KR: What else was interesting from last year?
John: Preprocessing over the wordset (offline)
Flavio: You also need to have something fast online (ex, the apriori algorithm)
(JB: paper here, Ben's original code here, original comments from Ben: "The ScrabbleMiner file has a demo/test program that builds the data structure and then looks up the set of letters passed on the command line--the other two have the actual logic. The rest of the code has fewer comments than it ought to, but isn't *entirely* incomprehensible, I hope. If you want to comprehend it in detail, the attached paper would probably be helpful, though.")
Yang-ziah (sp?): Some players gave a bonus for getting a letter that would complete a 7 letter word (typically 15 points). Also important to track letter frequency (as it decays from the starting scrabble frequencies)
KR: Remember, I strongly prefer that you are not using laptops during the class, unless you are, ex, submitting your code so that JB can run it, or doing something very very necessary (JB: Don't bother taking notes at all except for maybe jotting a few reminders to yourself, just read mine).
Monica: Data management was super necessary, ex, removing anagrams from the dictionary
Eva: Using a loss-based strategy - sometimes you should bid high just to block somebody else from getting something
KR: That wasn't that useful last year actually. Could it be more useful this year?
Neha: Since we have an unlimited rack size, even if we won a letter we didn't want, we won't get killed by it
Pranjal: If we've already gotten our 7 letter word, bid to block others (or make them pay) instead of bidding 0
Zach: You might still end up winning and losing points
Lauren: If you're in a small group of players it might be useful still, or if you are ahead by a lot.
Dan: Will we know how many rounds we are playing?
KR: Yes - it's 8p
Dan: Actually, if you are behind, you might want to take some risks. KR - Or, have a "meta strategy" to say "am I doing well?" and if not, "do something different
DFed: You might be losing a lot to get these letters, because if someone really needs them, they'll bid high
Nitin: If there are no hidden letters, you have perfect information, and you can stop it. And you should. If there ARE hidden letters, then you can only approximate if you are blocking a 7 letter word.

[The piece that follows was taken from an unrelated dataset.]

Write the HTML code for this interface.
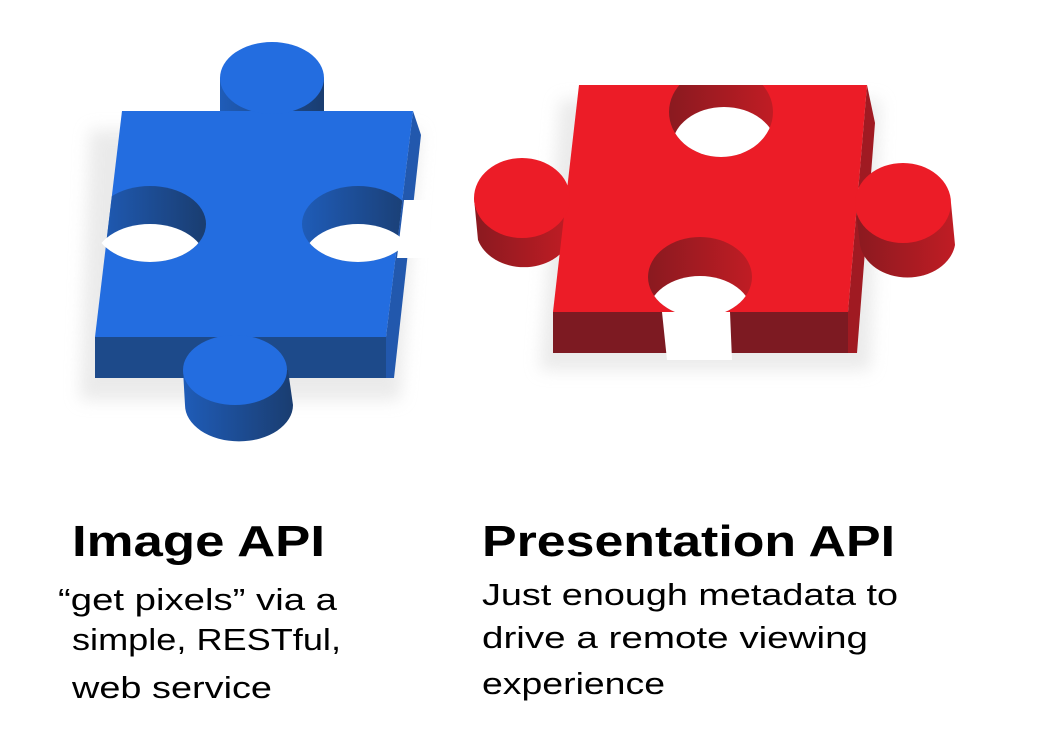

Elba: Alternatively, have a micro-strategy that changes when anyone gets 7 letters
Archy: Is "winning" by total points or total wins? KR - Total points. Archy - So don't always win, just do above average
Jatin: Maybe you should just always bid high at the start, since you'll be the only one taking this risk
Blake: This could be very, very bad if someone else does the same!
Aditya: In the first round, if people re bidding a lot, then hold out and wait to see who does what.
KR: What are some important differences we should look at?
Andrew: Sniping may not be as effective this year, since there will be more and more letters. The premium to get the 7th letter may be lower
Daniel: Hard to do a lot in 1 second
Bo: Pay more attention to other people's bidding and create strategies based upon that
Yang-ziah (sp?): Should focus more on ourselves
KR: How big a deal is it that there are more letters possibly?
Neerja: Do all of the letters have the same # of points? KR - No, they are scrabble scored.
Archana: These extra letters force you to bid more points
Claire: Different strategies for different games (2/3/4 etc person games)
Deliverable for Wednesday:
Submit a player. It doesn't have to be great. It doesn't have to win. It shouldn't crash, and it should have something that is building towards a final strategy.